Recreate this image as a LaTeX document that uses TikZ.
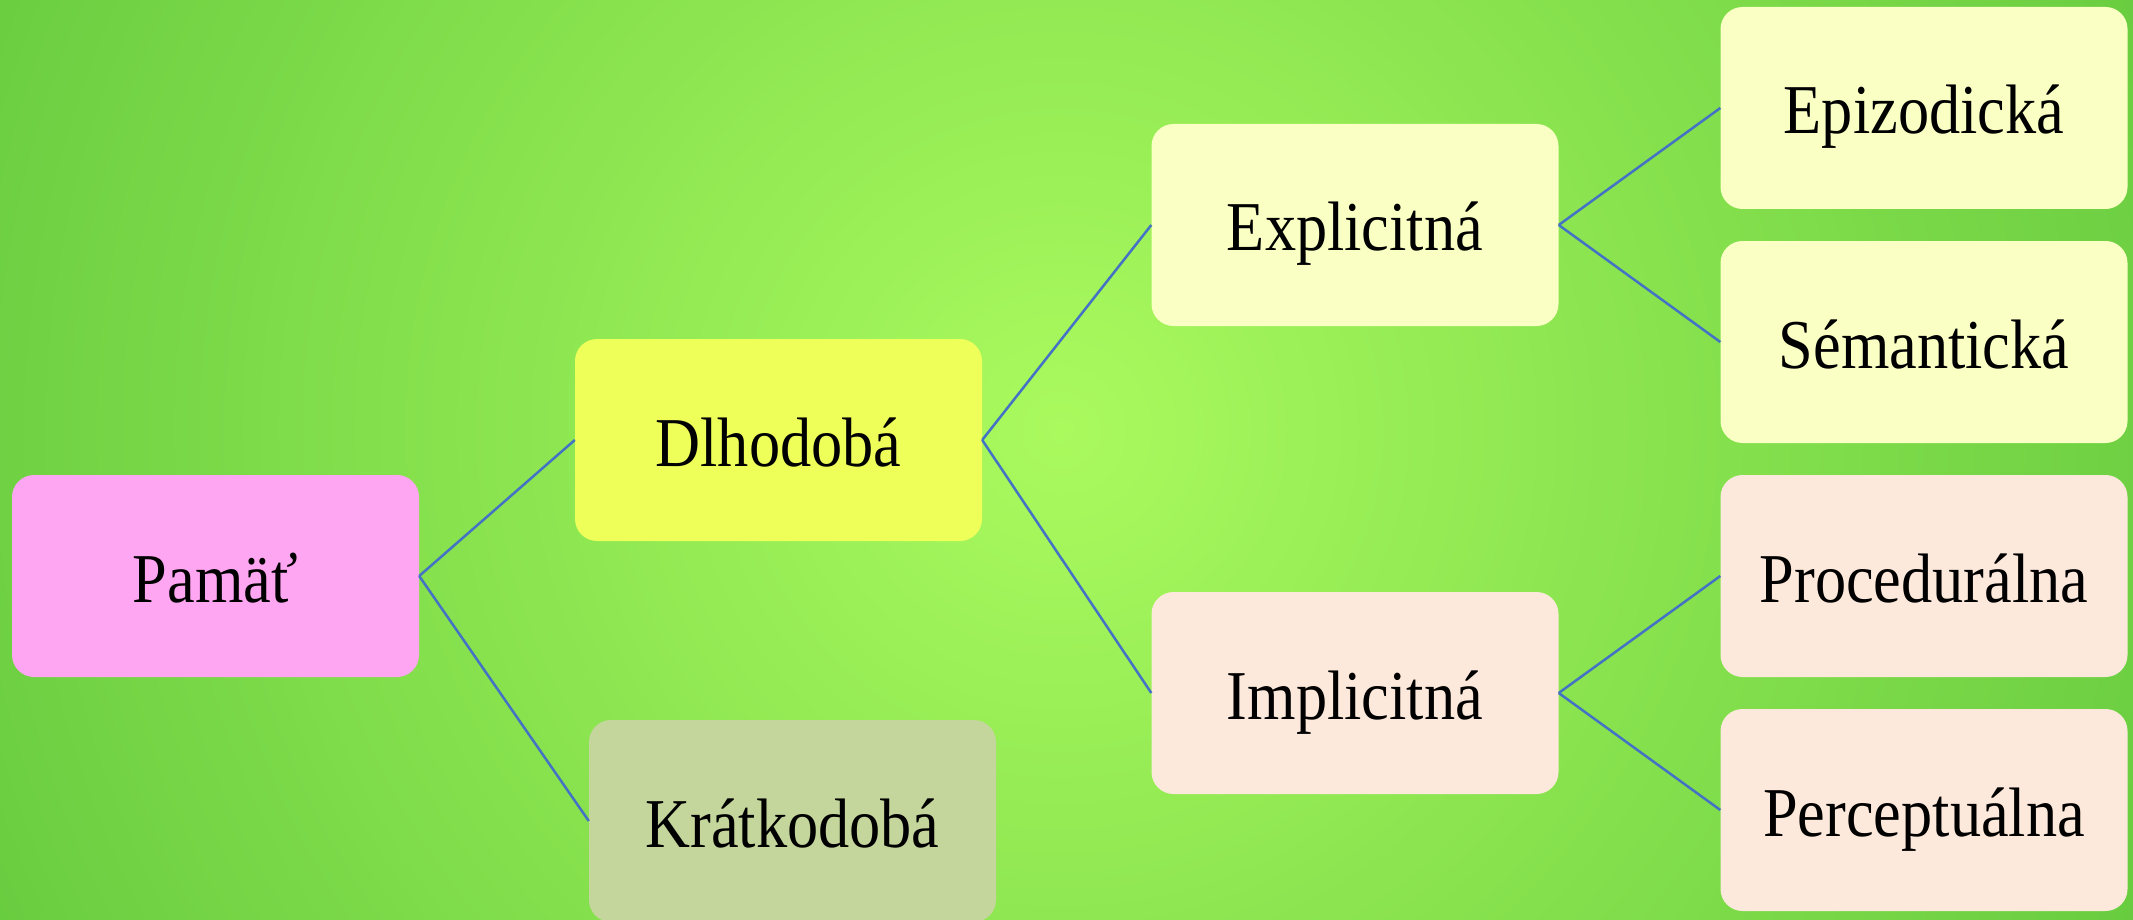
\documentclass[tikz,border=0pt]{standalone}
\usepackage{graphicx}
\usepackage{fontspec}
\setmainfont{Liberation Serif}
\definecolor{bgin}{RGB}{170,250,94}
\definecolor{bgout}{RGB}{70,180,48}
\definecolor{linkblue}{RGB}{68,114,196}
\definecolor{cpink}{RGB}{255,166,242}
\definecolor{cyellow}{RGB}{238,255,90}
\definecolor{colive}{RGB}{196,214,156}
\definecolor{ccream}{RGB}{250,255,196}
\definecolor{cpeach}{RGB}{253,233,219}
\newcommand\narrowtxt[1]{\scalebox{0.89}[1]{#1}}
\tikzset{
  box/.style={rounded corners=22pt, minimum width=407pt, minimum height=202pt,
    inner sep=0pt, text height=62pt, text depth=10pt,
    font=\fontsize{70}{80}\selectfont, text=black, anchor=center},
  link/.style={draw=linkblue, line width=2.5pt}
}
\begin{document}
\begin{tikzpicture}[x=1pt,y=-1pt]
\useasboundingbox (0,0) rectangle (2133,920);
\begin{scope}
  \clip (0,0) rectangle (2133,920);
  \shade[inner color=bgin, outer color=bgout] (1061,430) circle (1800);
\end{scope}
\node[box, fill=cpink]   (pamat) at (215.5,576) {\narrowtxt{Pamäť}};
\node[box, fill=cyellow] (dlho)  at (778.5,440) {\narrowtxt{Dlhodobá}};
\node[box, fill=colive]  (krat)  at (792.5,821) {\narrowtxt{Krátkodobá}};
\node[box, fill=ccream]  (expl)  at (1355,225) {\narrowtxt{Explicitná}};
\node[box, fill=cpeach]  (impl)  at (1355,693) {\narrowtxt{Implicitná}};
\node[box, fill=ccream]  (epiz)  at (1924,108) {\narrowtxt{Epizodická}};
\node[box, fill=ccream]  (sema)  at (1924,342) {\narrowtxt{Sémantická}};
\node[box, fill=cpeach]  (proc)  at (1924,576) {\narrowtxt{Procedurálna}};
\node[box, fill=cpeach]  (perc)  at (1924,810) {\narrowtxt{Perceptuálna}};
\draw[link] (pamat.east) -- (dlho.west);
\draw[link] (pamat.east) -- (krat.west);
\draw[link] (dlho.east) -- (expl.west);
\draw[link] (dlho.east) -- (impl.west);
\draw[link] (expl.east) -- (epiz.west);
\draw[link] (expl.east) -- (sema.west);
\draw[link] (impl.east) -- (proc.west);
\draw[link] (impl.east) -- (perc.west);
\end{tikzpicture}
\end{document}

**WHAT NEEDS TO BE DONE:**
Quote the material in full and exactly; do not carry over its pictures.

**RESULT FOR THIS EXERCISE:**
Recreate this image as a LaTeX document that uses TikZ.
\documentclass[tikz,border=0pt]{standalone}
\usepackage{graphicx}
\usepackage{fontspec}
\setmainfont{Liberation Serif}
\definecolor{bgin}{RGB}{170,250,94}
\definecolor{bgout}{RGB}{70,180,48}
\definecolor{linkblue}{RGB}{68,114,196}
\definecolor{cpink}{RGB}{255,166,242}
\definecolor{cyellow}{RGB}{238,255,90}
\definecolor{colive}{RGB}{196,214,156}
\definecolor{ccream}{RGB}{250,255,196}
\definecolor{cpeach}{RGB}{253,233,219}
\newcommand\narrowtxt[1]{\scalebox{0.89}[1]{#1}}
\tikzset{
  box/.style={rounded corners=22pt, minimum width=407pt, minimum height=202pt,
    inner sep=0pt, text height=62pt, text depth=10pt,
    font=\fontsize{70}{80}\selectfont, text=black, anchor=center},
  link/.style={draw=linkblue, line width=2.5pt}
}
\begin{document}
\begin{tikzpicture}[x=1pt,y=-1pt]
\useasboundingbox (0,0) rectangle (2133,920);
\begin{scope}
  \clip (0,0) rectangle (2133,920);
  \shade[inner color=bgin, outer color=bgout] (1061,430) circle (1800);
\end{scope}
\node[box, fill=cpink]   (pamat) at (215.5,576) {\narrowtxt{Pamäť}};
\node[box, fill=cyellow] (dlho)  at (778.5,440) {\narrowtxt{Dlhodobá}};
\node[box, fill=colive]  (krat)  at (792.5,821) {\narrowtxt{Krátkodobá}};
\node[box, fill=ccream]  (expl)  at (1355,225) {\narrowtxt{Explicitná}};
\node[box, fill=cpeach]  (impl)  at (1355,693) {\narrowtxt{Implicitná}};
\node[box, fill=ccream]  (epiz)  at (1924,108) {\narrowtxt{Epizodická}};
\node[box, fill=ccream]  (sema)  at (1924,342) {\narrowtxt{Sémantická}};
\node[box, fill=cpeach]  (proc)  at (1924,576) {\narrowtxt{Procedurálna}};
\node[box, fill=cpeach]  (perc)  at (1924,810) {\narrowtxt{Perceptuálna}};
\draw[link] (pamat.east) -- (dlho.west);
\draw[link] (pamat.east) -- (krat.west);
\draw[link] (dlho.east) -- (expl.west);
\draw[link] (dlho.east) -- (impl.west);
\draw[link] (expl.east) -- (epiz.west);
\draw[link] (expl.east) -- (sema.west);
\draw[link] (impl.east) -- (proc.west);
\draw[link] (impl.east) -- (perc.west);
\end{tikzpicture}
\end{document}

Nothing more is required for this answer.